So, I've been thinking about Access218 (the college group at my church) recently. Mostly I'm wondering what it's going to be like come this Fall. the group has recently been through, and is going through a lot of change, with three of our main leaders becoming less active, ranging from starting new ministries to traveling to new continents! So, we're in the process of finding a new Student Minster for our group and seeing what it's going to look like. And, honestly, I'm needing a little bit of extra help right now (on top of the tons of grace He gives me every day).
Because, frankly, I don't want this group to change. I've met amazing people this year, and just knowing Access was there for me was an amazing safety net for me this year, beginning my college experience. I was looking forward to growing with the ministry in the next few years, and I'm nervous that it won't be what I hope for from it.
In fact, I'm so busy hoping that everything will work out for me that I'm not looking at the amazing opportunities being given to the people around me. I'm not thinking about the new and vital ways people around the world are going to be affected by the vision God has planted in Access. I'm not thinking about God's vision for my life and I'm definitely not looking at His plan for others.
And I think that this is a trap that we're in great trouble of falling into: the trap of emotions. Emotions are important, and a good indicator of how we are feeling, but I know that I at least am constantly in danger of trusting them too much. Expressing your emotions is so much a part of our culture. We are loud and blunt and sure that we are entitled to express our emotions in whatever way we feel. Actions that would never be acceptable normally are excused because of the way we are feeling. It is an unspoken right.

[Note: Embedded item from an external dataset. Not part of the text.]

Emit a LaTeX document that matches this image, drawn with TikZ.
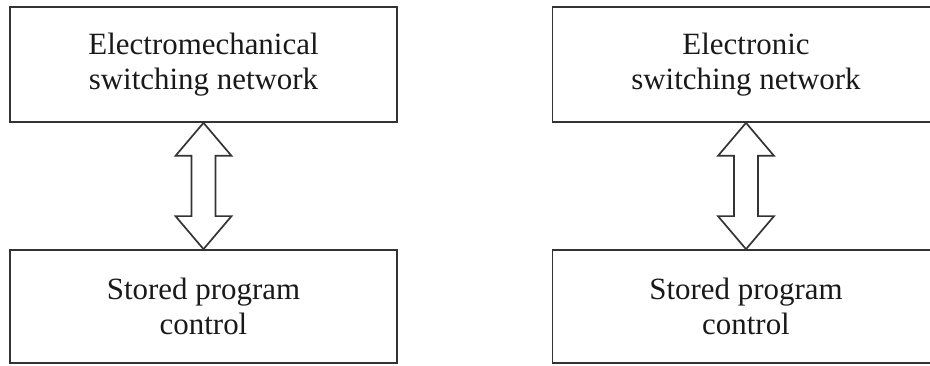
\documentclass[tikz,border=0pt]{standalone}
\usepackage{fontspec}
\setmainfont{Liberation Serif}
\usepackage{tikz}
\usetikzlibrary{positioning,calc}

\begin{document}
\begin{tikzpicture}[font=\fontsize{22}{25}\selectfont,
  blk/.style={draw=black!80,line width=1.2pt,minimum width=9.675cm,inner sep=0pt,align=center,text=black!90},
  hollow/.style={draw=black!80,line width=1.2pt,line join=miter,fill=white}]
\useasboundingbox (0,0) rectangle (23.25,9.125);
% upper row
\node[blk,minimum height=2.875cm] (emsn) at (5.0875,7.5125) {Electromechanical\\switching network};
\node[blk,minimum height=2.875cm] (esn) at (18.65,7.5125) {Electronic\\switching network};
% lower row
\node[blk,minimum height=2.825cm] (spcL) at (5.0875,1.4625) {Stored program\\control};
\node[blk,minimum height=2.825cm] (spcR) at (18.65,1.4625) {Stored program\\control};
% two-way block arrows
\foreach \a/\b in {emsn/spcL,esn/spcR}
  \draw[hollow] (\a.south) -- ($(\a.south)+(0.7,-0.825)$) -- ($(\a.south)+(0.3,-0.825)$)
    -- ($(\b.north)+(0.3,0.825)$) -- ($(\b.north)+(0.7,0.825)$) -- (\b.north)
    -- ($(\b.north)+(-0.7,0.825)$) -- ($(\b.north)+(-0.3,0.825)$)
    -- ($(\a.south)+(-0.3,-0.825)$) -- ($(\a.south)+(-0.7,-0.825)$) -- cycle;
\end{tikzpicture}
\end{document}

And I'm not saying that we need to ignore our emotions. On the contrary, we should be fully aware of them. But I know that I need to take a little time to come to terms with them and then take all the leftover time and put it towards praying and taking action if the situation needs to be changed and enjoying it if it doesn't need to be changed, and praising God either way for His plan in my life, and my community, and my country, and my world.
Because how can I praise god if I'm too busy being angry or fearful to speak to Him?